Twenty years ago, two years after retiring from the NFL and then trying during the 2002 season to slip through waivers and join the Raiders, Hall of Fame cornerback Deion Sanders made a pitch to be the head coach of the Falcons.
“I can make them a better team, and I know that, because I know the things that really need to be done there,” Sanders told ESPN.com. “I put so much time into preparing every week for my Sunday job [at CBS], watching tape and talking to players and coaches, that I still live football. It’s still a big part of me. I talk to head coaches and assistants, guys with whom I’m close, every week. I know what the job involves, believe me, and I know I can do it.”
Two decades later, Sanders has proven he can do it. He has become the hottest name in college football. After turning Jackson State around, he landed at Colorado like an asteroid, blowing a gaping hole in the existing order and shaking things up one day at a time.
Deion supposedly doesn’t want to coach in the NFL. He’ll possibly change his mind if/when owners start throwing money at him.

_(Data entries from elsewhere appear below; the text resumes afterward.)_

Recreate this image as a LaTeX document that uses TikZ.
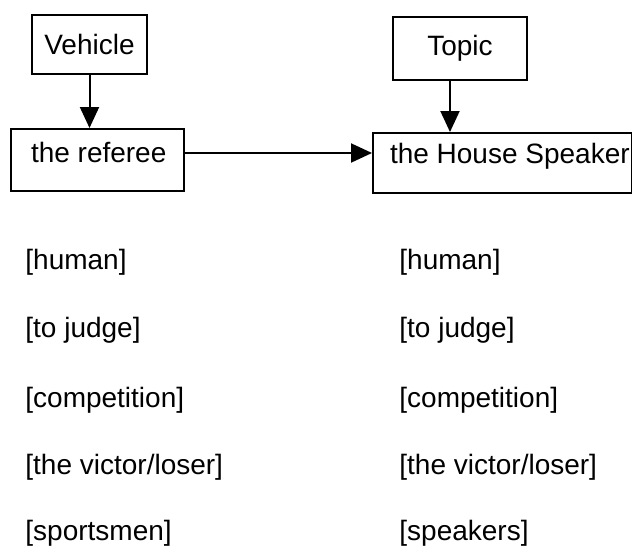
\documentclass[tikz,border=0pt]{standalone}
\usepackage{fontspec}
\setmainfont{Liberation Sans}
\usepackage{tikz}
\usetikzlibrary{arrows.meta}
\usetikzlibrary{positioning}

\tikzset{
	box/.style={draw, line width=1pt, inner sep=0pt, font=\fontsize{14}{16}\selectfont},
	lower/.style={box, anchor=north west},
	arr/.style={-{Triangle[length=10.5pt, width=9.5pt]}, line width=1pt},
	feat/.style={anchor=west, inner sep=0pt, font=\fontsize{14}{16}\selectfont}
}

\begin{document}
\begin{tikzpicture}[x=1pt, y=-1pt]
			\useasboundingbox (0,0) rectangle (316,276);
			% vehicle and topic
			\node[box, minimum width=57.5pt, minimum height=29.5pt] (vehicle) at (44.75,22.25) {Vehicle};
			\node[box, minimum width=67pt, minimum height=31.5pt] (topic) at (230,24.25) {Topic};
			\node[lower, text height=16.5pt, text depth=14.5pt] (referee) at (5,64) {\makebox[86.5pt][l]{\hspace{10pt}the referee}};
			\node[lower, text height=15pt, text depth=15pt] (speaker) at (186,66) {\makebox[129.3pt][l]{\hspace{8.5pt}the House Speaker}};
			\draw[arr] (vehicle.south) -- (vehicle.south |- referee.north);
			\draw[arr] ([xshift=-5pt]topic.south) -- ([xshift=-5pt]topic.south |- speaker.north);
			\draw[arr] ([yshift=3.5pt]referee.east) -- ([yshift=3.5pt]referee.east -| speaker.west);
			% features
			\foreach \yRow/\lTxt/\rTxt [count=\iRow] in {131/{[human]}/{[human]}, 165/{[to judge]}/{[to judge]}, 200/{[competition]}/{[competition]}, 233.5/{[the victor/loser]}/{[the victor/loser]}, 266.5/{[sportsmen]}/{[speakers]}}
			{
				\node[feat] (l\iRow) at (12.5,\yRow) {\lTxt};
				\node[feat] (r\iRow) at (199.5,\yRow) {\rTxt};
			}
\end{tikzpicture}
\end{document}
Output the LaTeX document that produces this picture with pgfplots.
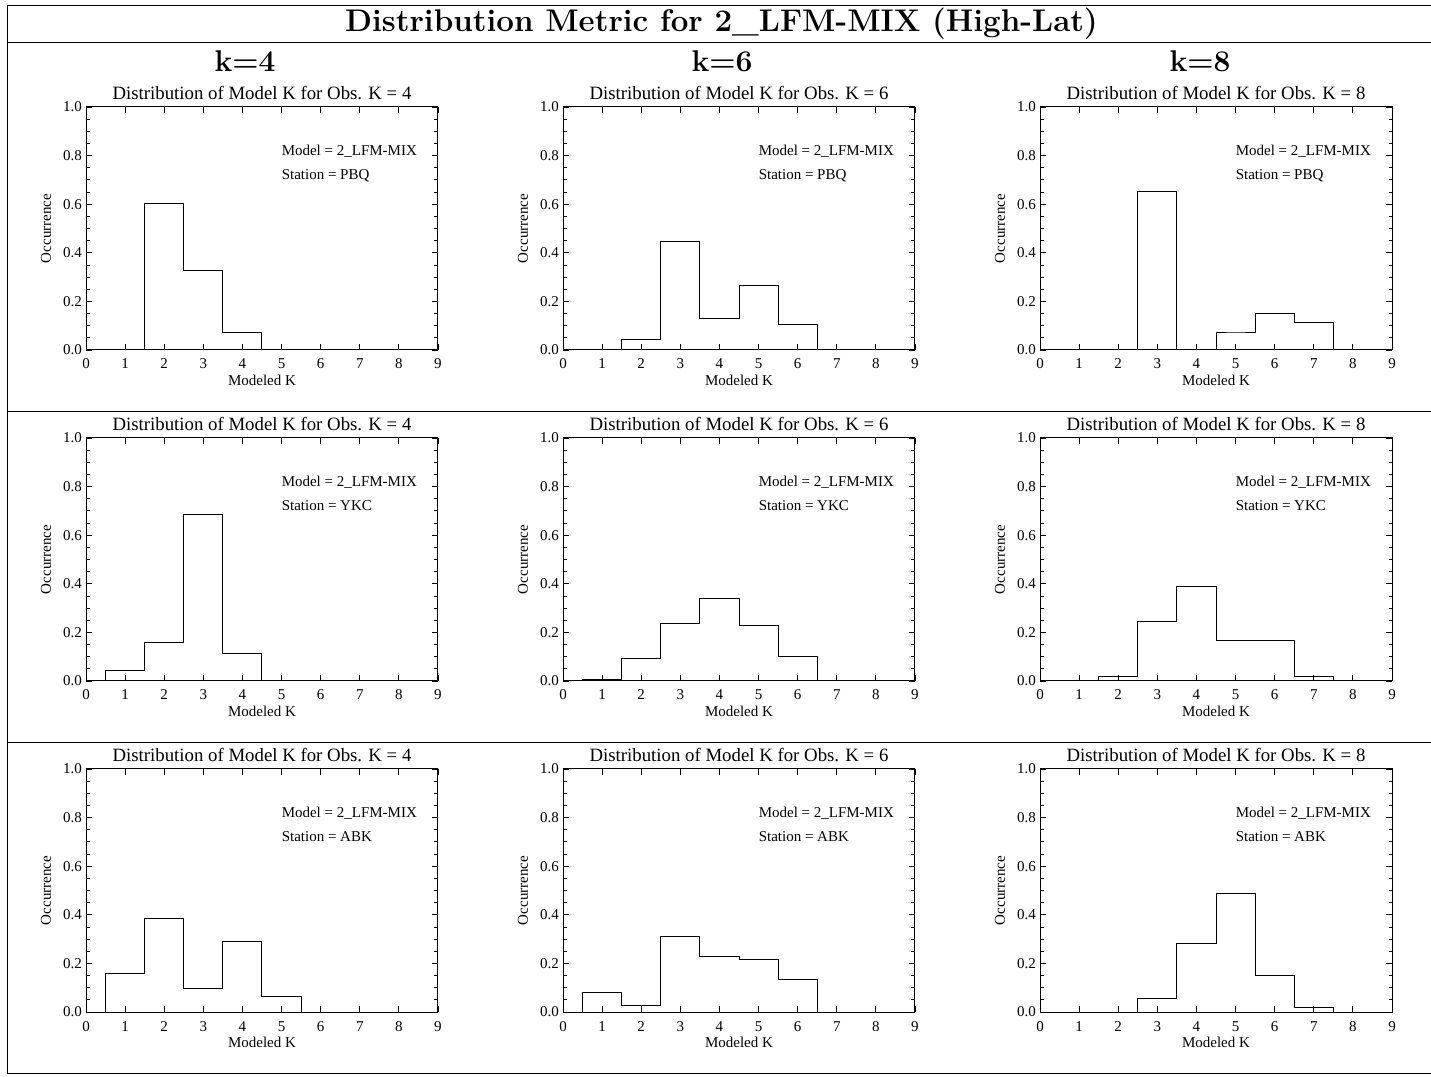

And they should. Watch the video from the locker room before the upset over TCU. Some will say that won’t work on NFL players. Bullshit. I’m 58, and it made me want to run through a wall. (Or at least run into a wall and bounce off of it.)
Compare Deion’s comments to the trailer the Cardinals distributed with new coach Jonathan Gannon talking to a roomful of disinterested players. One of the most important duties of any NFL coach is to command a room of grown ass men. Deion can do it. Gannon, frankly and with all due respect, cannot.
Someone needs to pursue Deion in the next hiring cycle. The team that gets him would instantly become the hippest and hottest and most attractive destination in the entire NFL. And Deion would be worth every penny he makes, and then some.
I believe. You should believe, too. Because Deion believes — and he knows how to make others believe in themselves. In a league where the margins are wafer thin, that belief can be all the difference on game day.